WHAT TO PRODUCE | From the records below, please print only the lines from the one containing "Write the Bokeh code for this chart." through the one containing "y_minor = [m", both included. Skip the pictures.
___ RECORDED INFORMATION
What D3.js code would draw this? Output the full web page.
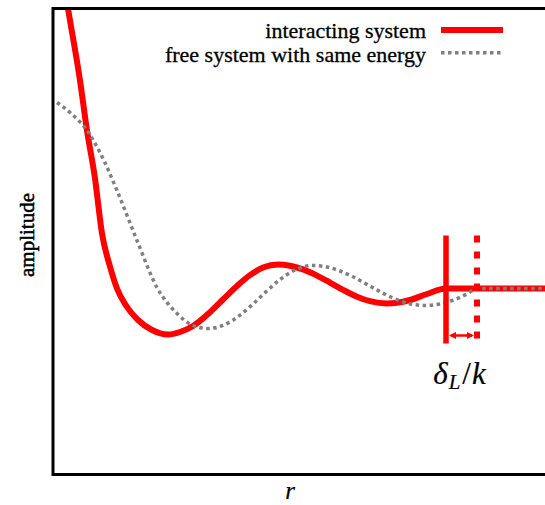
<!DOCTYPE html>
<html>
<head>
<meta charset="utf-8">
<script src="https://cdn.jsdelivr.net/npm/d3@7"></script>
<style>
  html, body { margin: 0; padding: 0; background: #fff; }
</style>
</head>
<body>
<svg id="chart" width="545" height="505"></svg>
<script>
// Radial wave function of the interacting system vs. the free one
const rInteracting = [0.21, 0.30, 0.54, 0.68, 0.84, 0.98, 1.14, 1.28, 1.46, 1.70, 1.98, 2.30, 2.54, 2.80, 3.14, 3.40, 3.68, 3.94, 4.20, 4.50, 4.74, 5.00, 5.28, 5.54, 5.80, 6.08, 6.34, 6.68, 6.88, 7.14, 7.48, 7.86, 10.2];
const ampInteracting = [3.08, 2.80, 2.08, 1.58, 1.10, 0.55, 0.22, 0.00, -0.17, -0.315, -0.415, -0.46, -0.435, -0.375, -0.237, -0.11, 0.026, 0.134, 0.21, 0.24, 0.228, 0.191, 0.129, 0.059, -0.013, -0.082, -0.127, -0.15, -0.143, -0.115, -0.055, 0.00, 0.00];

const rFree = [0.08, 0.34, 0.68, 0.94, 1.28, 1.68, 2.08, 2.48, 2.80, 3.10, 3.40, 3.74, 4.00, 4.28, 4.54, 4.80, 5.20, 5.48, 5.74, 6.00, 6.28, 6.54, 6.80, 7.08, 7.44, 7.74, 8.04, 8.28, 8.48, 10.2];
const ampFree = [1.86, 1.76, 1.58, 1.36, 0.98, 0.48, 0.01, -0.25, -0.37, -0.40, -0.369, -0.267, -0.155, -0.024, 0.089, 0.175, 0.23, 0.215, 0.175, 0.117, 0.041, -0.031, -0.095, -0.145, -0.17, -0.155, -0.11, -0.055, 0.00, 0.00];

// Onset of the asymptotic region for each system; their gap is the phase shift
const onsetR = [7.86, 8.48];
const markerSpan = [0.53, -0.55];
const arrowAmp = -0.47;

const legendLabels = ["interacting system", "free system with same energy"];
const xLabel = "r";
const yLabel = "amplitude";

const SERIF = '"Liberation Serif", serif';
const RED = "#ff0000";
const GREY = "#808080";

const svg = d3.select("#chart");

const x = d3.scaleLinear().domain([0, 10]).range([53, 553]);
const y = d3.scaleLinear().domain([-1.86, 2.80]).range([474.5, 8.5]);

svg.append("defs").append("clipPath").attr("id", "plot-clip")
  .append("rect")
  .attr("x", x(0)).attr("y", y(2.80))
  .attr("width", x(10) - x(0)).attr("height", y(-1.86) - y(2.80));

const plot = svg.append("g").attr("clip-path", "url(#plot-clip)");

const line = d3.line()
  .x(d => x(d[0]))
  .y(d => y(d[1]))
  .curve(d3.curveMonotoneX);

const freeData = rFree.map((r, i) => [r, ampFree[i]]);
const interactingData = rInteracting.map((r, i) => [r, ampInteracting[i]]);

plot.append("path")
  .datum(interactingData)
  .attr("d", line)
  .attr("fill", "none")
  .attr("stroke", RED)
  .attr("stroke-width", 6)
  .attr("stroke-linejoin", "round");

plot.append("path")
  .datum(freeData)
  .attr("d", line)
  .attr("fill", "none")
  .attr("stroke", GREY)
  .attr("stroke-width", 3.5)
  .attr("stroke-dasharray", "3.5,3.5");

// Vertical markers at the onset of each asymptote
plot.append("line")
  .attr("x1", x(onsetR[0])).attr("x2", x(onsetR[0]))
  .attr("y1", y(markerSpan[0])).attr("y2", y(markerSpan[1]))
  .attr("stroke", RED).attr("stroke-width", 5.5);

plot.append("line")
  .attr("x1", x(onsetR[1])).attr("x2", x(onsetR[1]))
  .attr("y1", y(markerSpan[0])).attr("y2", y(markerSpan[1]))
  .attr("stroke", RED).attr("stroke-width", 6)
  .attr("stroke-dasharray", "7,9");

// Double-headed arrow spanning the shift
const ax0 = x(onsetR[0]) + 3, ax1 = x(onsetR[1]) - 3, ay = y(arrowAmp);
const head = 7, half = 3.5;
plot.append("line")
  .attr("x1", ax0 + 2).attr("x2", ax1 - 2)
  .attr("y1", ay).attr("y2", ay)
  .attr("stroke", RED).attr("stroke-width", 2.5);
plot.append("path")
  .attr("d", `M${ax0},${ay} L${ax0 + head},${ay - half} L${ax0 + head},${ay + half} Z`)
  .attr("fill", RED);
plot.append("path")
  .attr("d", `M${ax1},${ay} L${ax1 - head},${ay - half} L${ax1 - head},${ay + half} Z`)
  .attr("fill", RED);

// Text is drawn with a hairline outline for a slightly heavier weight
function serifText(sel, size) {
  return sel
    .style("font-family", SERIF)
    .style("font-size", size + "px")
    .attr("fill", "#000")
    .attr("stroke", "#000")
    .attr("stroke-width", 0.3);
}

// Phase-shift label
const shiftLabel = serifText(svg.append("text"), 31)
  .attr("x", (x(onsetR[0]) + x(onsetR[1])) / 2 - 2)
  .attr("y", 384)
  .attr("text-anchor", "middle")
  .attr("stroke-width", 0.2);
shiftLabel.append("tspan").style("font-style", "italic").text("δ");
shiftLabel.append("tspan").style("font-style", "italic").style("font-size", "21px").attr("dy", 5).attr("dx", 1).text("L");
shiftLabel.append("tspan").attr("dy", -5).attr("dx", 2).text("/");
shiftLabel.append("tspan").style("font-style", "italic").attr("dx", 1).text("k");

// Frame
svg.append("rect")
  .attr("x", x(0)).attr("y", y(2.80))
  .attr("width", x(10) - x(0)).attr("height", y(-1.86) - y(2.80))
  .attr("fill", "none")
  .attr("stroke", "#000")
  .attr("stroke-width", 3);

// Legend
const legend = svg.append("g");
const legendRows = [
  { label: legendLabels[0], color: RED, width: 6, dash: null, yText: 38, yLine: 30 },
  { label: legendLabels[1], color: GREY, width: 3.5, dash: "3.5,3.5", yText: 62, yLine: 52.7 }
];
legendRows.forEach(row => {
  serifText(legend.append("text"), 22)
    .attr("x", 426).attr("y", row.yText)
    .attr("text-anchor", "end")
    .text(row.label);
  legend.append("line")
    .attr("x1", 441).attr("x2", 503)
    .attr("y1", row.yLine).attr("y2", row.yLine)
    .attr("stroke", row.color)
    .attr("stroke-width", row.width)
    .attr("stroke-dasharray", row.dash);
});

// Axis titles
serifText(svg.append("text"), 25)
  .attr("x", 290).attr("y", 499)
  .attr("text-anchor", "middle")
  .attr("stroke-width", 0.2)
  .style("font-style", "italic")
  .text(xLabel);

serifText(svg.append("text"), 21)
  .attr("transform", "translate(34,235) rotate(-90)")
  .attr("text-anchor", "middle")
  .attr("stroke-width", 0.5)
  .text(yLabel);
</script>
</body>
</html>
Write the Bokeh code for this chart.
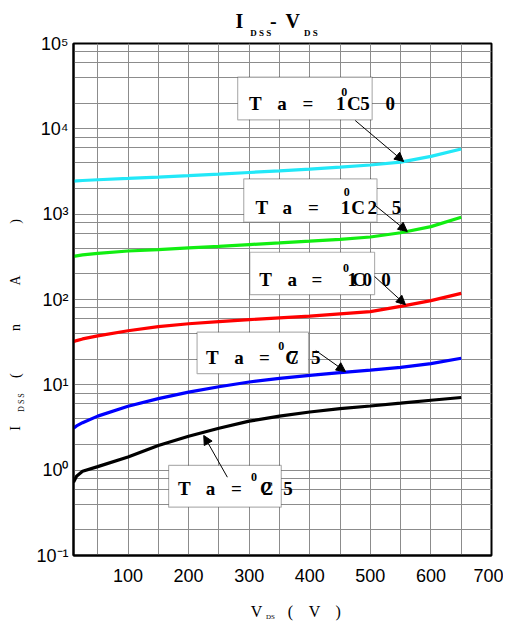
import math
from bokeh.plotting import figure
from bokeh.models import (FixedTicker, BoxAnnotation, Label, Arrow, NormalHead, Range1d,
                          LinearAxis, LogAxis)
from bokeh.embed import file_html
from bokeh.resources import INLINE

# ---------------- data ----------------
vds = [10, 15, 25, 50, 100, 150, 200, 250, 300, 350, 400, 450, 500, 550, 600, 650]
idss_150 = [2430, 2450, 2480, 2530, 2620, 2720, 2830, 2950, 3080, 3220, 3380, 3560, 3770, 4080, 4750, 5800]
idss_125 = [320, 325, 333, 348, 370, 385, 402, 420, 440, 460, 482, 507, 540, 605, 715, 920]
idss_100 = [32, 33, 34.5, 37.5, 43, 48, 52, 55, 58, 61, 64, 68, 72, 83, 97, 118]
idss_75 = [3.1, 3.3, 3.6, 4.3, 5.6, 6.9, 8.2, 9.5, 10.8, 11.9, 12.9, 13.9, 14.9, 16.0, 17.7, 20.5]
idss_25 = [0.72, 0.85, 0.97, 1.1, 1.43, 1.95, 2.5, 3.1, 3.75, 4.3, 4.8, 5.25, 5.65, 6.1, 6.6, 7.1]

x_ticks = [100, 200, 300, 400, 500, 600, 700]
x_minor = [50, 150, 250, 350, 450, 550, 650]
y_ticks = [0.1, 1, 10, 100, 1000, 10000, 100000]
y_tick_labels = ["10\u207b\u00b9", "10\u2070", "10\u00b9", "10\u00b2", "10\u00b3", "10\u2074", "10\u2075"]
y_minor = [m * d for d in [0.1, 1, 10, 100, 1000, 10000] for m in (2, 4, 6, 8)]

series = [
    (idss_150, "#22e8f8"),
    (idss_125, "#11ee11"),
    (idss_100, "#ff0000"),
    (idss_75, "#0000ff"),
    (idss_25, "#000000"),
]

FL, FT, FR, FB = 73, 43, 491, 555   # frame edges on the page
W, H = 503, 624
p = figure(width=W, height=H, output_backend="svg", toolbar_location=None,
           y_axis_type="log", x_range=Range1d(10, 700), y_range=Range1d(0.1, 100000),
           min_border_left=FL, min_border_right=W - FR, min_border_top=FT,
           min_border_bottom=H - FB)
p.background_fill_color = "white"
p.border_fill_color = "white"
p.outline_line_color = "black"
p.outline_line_width = 2

p.xaxis.ticker = FixedTicker(ticks=x_ticks, minor_ticks=x_minor)
p.yaxis.ticker = FixedTicker(ticks=y_ticks, minor_ticks=y_minor)
p.yaxis.major_label_overrides = {t: l for t, l in zip(y_ticks, y_tick_labels)}
for ax in (p.xaxis, p.yaxis):
    ax.major_tick_line_color = None
    ax.minor_tick_line_color = None
    ax.major_tick_out = 0
    ax.minor_tick_out = 0
    ax.axis_line_color = "black"
    ax.axis_line_width = 2
    ax.major_label_text_font = "'Liberation Sans Narrow', 'Arial Narrow', 'Liberation Sans'"
    ax.major_label_text_font_size = "18px"
    ax.major_label_text_color = "black"
p.xaxis.major_label_standoff = 13
p.yaxis.major_label_standoff = 5

for g in (p.xgrid, p.ygrid):
    g.grid_line_color = "#8c8c8c"
    g.grid_line_width = 1
    g.minor_grid_line_color = "#8c8c8c"
    g.minor_grid_line_width = 1

for vals, col in series:
    p.line(vds, vals, line_color=col, line_width=3.2)

SERIF = "Liberation Serif"

# ---------------- callout boxes ----------------
def callout(box, chars, arrow):
    l, r, b, t = box
    p.add_layout(BoxAnnotation(left=l, right=r, bottom=b, top=t, fill_color="white",
                               fill_alpha=1, line_color="black", line_width=1.2))
    for (cx, cy, ch, sz) in chars:
        p.add_layout(Label(x=cx, y=cy, text=ch, text_font=SERIF, text_font_style="bold",
                           text_font_size=sz, text_align="center", text_baseline="middle",
                           text_color="black"))
    (x0, y0), (x1, y1) = arrow
    p.add_layout(Arrow(x_start=x0, y_start=y0, x_end=x1, y_end=y1, line_width=1,
                       line_color="black",
                       end=NormalHead(size=9, fill_color="black", line_color="black")))

B, S = "19px", "12px"
# Ta = 150
callout((281, 503, 12760, 40300),
        [(310, 19800, "T", B), (354, 19800, "a", B), (397, 19800, "=", B),
         (451, 19800, "1", B), (457, 26900, "0", S), (473, 19800, "C", B),
         (491, 19800, "5", B), (533, 19800, "0", B)],
        ((475, 12530), (555, 4140)))
# Ta = 125
callout((291, 511, 805, 2590),
        [(321, 1208, "T", B), (363, 1208, "a", B), (406, 1208, "=", B),
         (459, 1208, "1", B), (461, 1807, "0", S), (480, 1208, "C", B),
         (503, 1208, "2", B), (543, 1208, "5", B)],
        ((508, 1264), (561, 627)))
# Ta = 100
callout((301, 507, 114, 358),
        [(327, 170, "T", B), (371, 170, "a", B), (412, 170, "=", B),
         (460, 231, "0", S), (470, 170, "1", B), (481, 170, "C", B),
         (495, 170, "0", B), (526, 170, "0", B)],
        ((507, 186), (558, 87)))
# Ta = 75
callout((214, 398, 13.5, 41.4),
        [(239, 21.1, "T", B), (283, 21.1, "a", B), (325, 21.1, "=", B),
         (353, 28.9, "0", S), (371, 21.1, "C", B), (373, 21.1, "7", B),
         (410, 21.1, "5", B)],
        ((410, 25.2), (459, 14.3)))
# Ta = 25
callout((167, 353, 0.368, 1.135),
        [(193, 0.605, "T", B), (236, 0.605, "a", B), (279, 0.605, "=", B),
         (308, 0.827, "0", S), (329, 0.605, "C", B), (330, 0.605, "2", B),
         (364, 0.605, "5", B)],
        ((264, 0.827), (225, 2.55)))

# ---------------- titles built from text-only axes ----------------
def text_axis(cls, side, labels, size, standoff, bold=False, orientation="horizontal"):
    ticks = list(labels.keys())
    ax = cls(ticker=FixedTicker(ticks=ticks, minor_ticks=[]),
             major_label_overrides=dict(labels))
    ax.axis_line_color = None
    ax.major_tick_line_color = None
    ax.minor_tick_line_color = None
    ax.major_tick_out = 0
    ax.major_tick_in = 0
    ax.minor_tick_out = 0
    ax.minor_tick_in = 0
    ax.major_label_text_font = SERIF
    ax.major_label_text_font_size = size
    ax.major_label_text_font_style = "bold" if bold else "normal"
    ax.major_label_text_color = "black"
    ax.major_label_standoff = standoff
    ax.major_label_orientation = orientation
    p.add_layout(ax, side)
    return ax

# title: I_DSS - V_DS  (subscript row nearest the frame, main row above it)
text_axis(LinearAxis, "above", {319: "D S S", 402: "D S"}, "9px", 6, bold=True)
text_axis(LinearAxis, "above", {284: "I", 340: "-", 372: "V"}, "20px", -7, bold=True)

# y title: I_DSS ( n A )
text_axis(LogAxis, "left", {6.2: "D S S"}, "8px", 7, orientation="vertical")
text_axis(LogAxis, "left", {3.08: "I", 12.8: "(", 47: "n", 167: "A", 820: ")"},
          "14px", -9, orientation="vertical")

# x title: V_DS ( V )
text_axis(LinearAxis, "below", {312: "V", 368: "(", 408: "V", 447: ")"}, "16px", 18)
text_axis(LinearAxis, "below", {335: "DS"}, "7px", -10)

open("out.html", "w").write(file_html(p, INLINE))
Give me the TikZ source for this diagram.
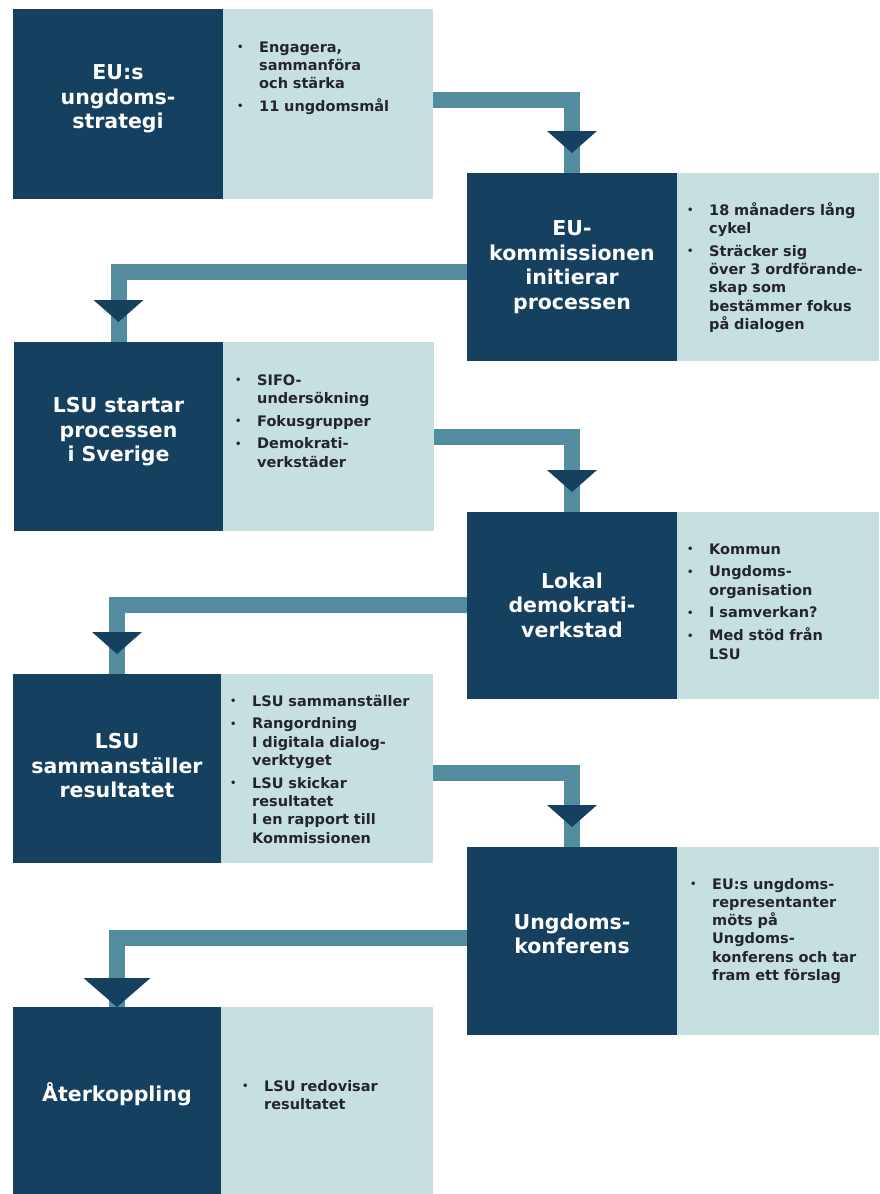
\documentclass[tikz,border=0pt]{standalone}
\usepackage{fontspec}
\setmainfont{DejaVu Sans}
\usetikzlibrary{calc}
\definecolor{navy}{HTML}{16405F}
\definecolor{pale}{HTML}{C6E0E2}
\definecolor{connc}{HTML}{528C9E}
\definecolor{ink}{HTML}{24242E}
\newcommand\bitem[1]{\par\noindent\hangindent=22pt\hangafter=1\makebox[22pt][l]{\raisebox{1.5pt}{\fontsize{10}{10}\selectfont •}}#1\par}
\begin{document}
\begin{tikzpicture}[x=1pt,y=-1pt,
  box/.style={inner sep=0pt, outer sep=0pt, anchor=north west, draw=none},
  darkbox/.style={box, fill=navy},
  palebox/.style={box, fill=pale},
  conn/.style={draw=connc, line width=16pt, line join=miter},
  head/.style={fill=navy},
  title/.style={text=white, font=\bfseries\fontsize{20.5}{24.5}\selectfont, align=center, inner sep=0pt},
  bul/.style={text=ink, text width=185pt, inner sep=0pt, anchor=north west,
    font=\bfseries\fontsize{14.5}{18.3}\selectfont,
    execute at begin node={\parindent=0pt\parskip=4.5pt}}
]
\useasboundingbox (0,0) rectangle (879,1194);
\fill[white] (0,0) rectangle (879,1194);

% boxes
\node[darkbox, minimum width=210pt, minimum height=190pt] (d1) at (13,9) {};
\node[palebox, minimum width=210pt, minimum height=190pt] (l1) at (223,9) {};
\node[darkbox, minimum width=210pt, minimum height=188pt] (d2) at (467,173) {};
\node[palebox, minimum width=202pt, minimum height=188pt] (l2) at (677,173) {};
\node[darkbox, minimum width=209pt, minimum height=189pt] (d3) at (14,342) {};
\node[palebox, minimum width=211pt, minimum height=189pt] (l3) at (223,342) {};
\node[darkbox, minimum width=210pt, minimum height=187pt] (d4) at (467,512) {};
\node[palebox, minimum width=202pt, minimum height=187pt] (l4) at (677,512) {};
\node[darkbox, minimum width=208pt, minimum height=189pt] (d5) at (13,674) {};
\node[palebox, minimum width=212pt, minimum height=189pt] (l5) at (221,674) {};
\node[darkbox, minimum width=210pt, minimum height=188pt] (d6) at (467,847) {};
\node[palebox, minimum width=202pt, minimum height=188pt] (l6) at (677,847) {};
\node[darkbox, minimum width=208pt, minimum height=187pt] (d7) at (13,1007) {};
\node[palebox, minimum width=212pt, minimum height=187pt] (l7) at (221,1007) {};

% connectors
\coordinate (s1) at (433,99.5);
\coordinate (s2) at (467,271.5);
\coordinate (s3) at (434,436.5);
\coordinate (s4) at (467,604.5);
\coordinate (s5) at (433,773);
\coordinate (s6) at (467,938);
\draw[conn] (s1) -| (d2.north);
\draw[conn] (s2) -| (d3.north);
\draw[conn] (s3) -| (d4.north);
\draw[conn] (s4) -| (d5.north);
\draw[conn] (s5) -| (d6.north);
\draw[conn] (s6) -| (d7.north);

% arrowheads
\foreach \n in {d2,d3,d4,d5,d6}{
  \fill[head] ($(\n.north)+(-25,-42)$) -- ++(50,0) -- ($(\n.north)+(0,-20)$) -- cycle;
}
\fill[head] ($(d7.north)+(-33.5,-29)$) -- ++(67,0) -- (d7.north) -- cycle;

% titles
\node[title] (t1) at (118,99) {EU:s\\ungdoms-\\strategi};
\node[title] (t2) at (572,267) {EU-\\kommissionen\\initierar\\processen};
\node[title] (t3) at (118.5,432) {LSU startar\\processen\\i Sverige};
\node[title] (t4) at (572,605) {Lokal\\demokrati-\\verkstad};
\node[title] (t5) at (117,766) {LSU\\sammanställer\\resultatet};
\node[title] (t6) at (572,934) {Ungdoms-\\konferens};
\node[title] (t7) at (117,1094) {Återkoppling};

% bullet lists
\node[bul] (b1) at (237,29) {\bitem{Engagera,\newline sammanföra\newline och stärka}\bitem{11 ungdomsmål}};
\node[bul] (b2) at (687,192) {\bitem{18 månaders lång\newline cykel}\bitem{Sträcker sig\newline över 3 ordförande-\newline skap som\newline bestämmer fokus\newline på dialogen}};
\node[bul] (b3) at (235,362) {\bitem{SIFO-\newline undersökning}\bitem{Fokusgrupper}\bitem{Demokrati-\newline verkstäder}};
\node[bul] (b4) at (687,531) {\bitem{Kommun}\bitem{Ungdoms-\newline organisation}\bitem{I samverkan?}\bitem{Med stöd från\newline LSU}};
\node[bul] (b5) at (230,683) {\bitem{LSU sammanställer}\bitem{Rangordning\newline I digitala dialog-\newline verktyget}\bitem{LSU skickar\newline resultatet\newline I en rapport till\newline Kommissionen}};
\node[bul] (b6) at (690,866) {\bitem{EU:s ungdoms-\newline representanter\newline möts på\newline Ungdoms-\newline konferens och tar\newline fram ett förslag}};
\node[bul] (b7) at (242,1068) {\bitem{LSU redovisar\newline resultatet}};
\end{tikzpicture}
\end{document}
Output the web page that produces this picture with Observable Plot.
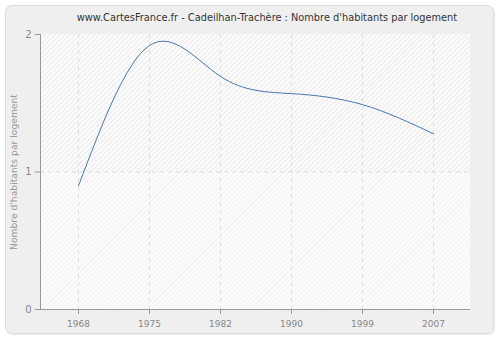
<!DOCTYPE html>
<html>
<head>
<meta charset="utf-8">
<script src="https://cdn.jsdelivr.net/npm/d3@7"></script>
<script src="https://cdn.jsdelivr.net/npm/@observablehq/plot@0.6"></script>
<style>
  html, body { margin: 0; padding: 0; background: #ffffff; }
  #wrap { position: relative; width: 500px; height: 340px; overflow: hidden; }
  #panel { position: absolute; left: 5px; top: 5px; width: 487px; height: 327px;
    background: #efefef; border: 1px solid #dcdcdc; border-radius: 7px;
    box-shadow: 1px 1px 2px rgba(0,0,0,0.08); }
  #title { position: absolute; left: 40px; width: 454px; top: 12px; text-align: center;
    font-family: "DejaVu Sans", sans-serif; font-size: 9.8px; color: #333; white-space: nowrap; }
  #chart { position: absolute; left: 0; top: 0; }
</style>
</head>
<body>
<div id="wrap">
  <div id="panel"></div>
  <div id="chart"></div>
  <div id="title">www.CartesFrance.fr - Cadeilhan-Trachère : Nombre d'habitants par logement</div>
</div>
<script>
const years = ["1968", "1975", "1982", "1990", "1999", "2007"];
const values = [0.9, 1.92, 1.695, 1.57, 1.49, 1.278];
const yTicks = [0, 1, 2];
const yLabel = "Nombre d'habitants par logement";

const data = years.map((y, i) => ({year: y, value: values[i]}));

const defs = () => {
  const g = d3.create("svg:defs");
  const mk = (id, color) => {
    const p = g.append("pattern").attr("id", id).attr("patternUnits", "userSpaceOnUse")
      .attr("width", 3.5).attr("height", 3.5).attr("patternTransform", "rotate(45)");
    p.append("rect").attr("width", 3.5).attr("height", 3.5).attr("fill", "#fcfcfc");
    p.append("line").attr("x1", 0.5).attr("y1", 0).attr("x2", 0.5).attr("y2", 3.5)
      .attr("stroke", color).attr("stroke-width", 1);
  };
  mk("hatchHi", "#e9e9e9");
  mk("hatchLo", "#f1f1f1");
  return g.node();
};

const axisLines = (index, scales, values, dim) => {
  const g = d3.create("svg:g").attr("stroke", "#999").attr("stroke-width", 1);
  const l = dim.marginLeft, r = dim.width - dim.marginRight;
  const t = dim.marginTop, b = dim.height - dim.marginBottom;
  g.append("line").attr("x1", l + 0.5).attr("x2", l + 0.5).attr("y1", t).attr("y2", b + 0.5);
  g.append("line").attr("x1", l).attr("x2", r).attr("y1", b + 0.5).attr("y2", b + 0.5);
  return g.node();
};

const bands = [{y1: 0, y2: 1, fill: "url(#hatchLo)"}, {y1: 1, y2: 2, fill: "url(#hatchHi)"}];

const chart = Plot.plot({
  width: 500,
  height: 340,
  marginLeft: 40,
  marginRight: 30,
  marginTop: 34,
  marginBottom: 31,
  style: {background: "transparent", fontFamily: "DejaVu Sans, sans-serif", fontSize: "9px", color: "#888"},
  x: {type: "point", domain: years, padding: 0.5, label: null},
  y: {domain: [0, 2], label: null},
  marks: [
    defs,
    Plot.rect(bands, {y1: "y1", y2: "y2", fill: "fill"}),
    Plot.gridX(years, {stroke: "#dddddd", strokeOpacity: 1, strokeDasharray: "4,4"}),
    Plot.gridY([1], {stroke: "#dddddd", strokeOpacity: 1, strokeDasharray: "4,4"}),
    Plot.axisY(yTicks, {tickSize: 5, tickPadding: 4, tickFormat: "d", stroke: "#999", fill: "#888", fontSize: 10, label: null}),
    Plot.axisX(years, {tickSize: 5, tickPadding: 6, stroke: "#999", fill: "#888", fontSize: 9, label: null}),
    Plot.text([yLabel], {frameAnchor: "left", textAnchor: "middle", dx: -26, rotate: -90, fill: "#999", fontSize: 9.2, text: d => d}),
    axisLines,
    Plot.line(data, {x: "year", y: "value", stroke: "#4a76ad", strokeWidth: 1, curve: "natural"})
  ]
});
document.getElementById("chart").appendChild(chart);
</script>
</body>
</html>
______
EXERCISE RESULT |
Write the Bokeh code for this chart.
import math
from bokeh.plotting import figure
from bokeh.models import (FixedTicker, BoxAnnotation, Label, Arrow, NormalHead, Range1d,
                          LinearAxis, LogAxis)
from bokeh.embed import file_html
from bokeh.resources import INLINE

# ---------------- data ----------------
vds = [10, 15, 25, 50, 100, 150, 200, 250, 300, 350, 400, 450, 500, 550, 600, 650]
idss_150 = [2430, 2450, 2480, 2530, 2620, 2720, 2830, 2950, 3080, 3220, 3380, 3560, 3770, 4080, 4750, 5800]
idss_125 = [320, 325, 333, 348, 370, 385, 402, 420, 440, 460, 482, 507, 540, 605, 715, 920]
idss_100 = [32, 33, 34.5, 37.5, 43, 48, 52, 55, 58, 61, 64, 68, 72, 83, 97, 118]
idss_75 = [3.1, 3.3, 3.6, 4.3, 5.6, 6.9, 8.2, 9.5, 10.8, 11.9, 12.9, 13.9, 14.9, 16.0, 17.7, 20.5]
idss_25 = [0.72, 0.85, 0.97, 1.1, 1.43, 1.95, 2.5, 3.1, 3.75, 4.3, 4.8, 5.25, 5.65, 6.1, 6.6, 7.1]

x_ticks = [100, 200, 300, 400, 500, 600, 700]
x_minor = [50, 150, 250, 350, 450, 550, 650]
y_ticks = [0.1, 1, 10, 100, 1000, 10000, 100000]
y_tick_labels = ["10\u207b\u00b9", "10\u2070", "10\u00b9", "10\u00b2", "10\u00b3", "10\u2074", "10\u2075"]
y_minor = [m * d for d in [0.1, 1, 10, 100, 1000, 10000] for m in (2, 4, 6, 8)]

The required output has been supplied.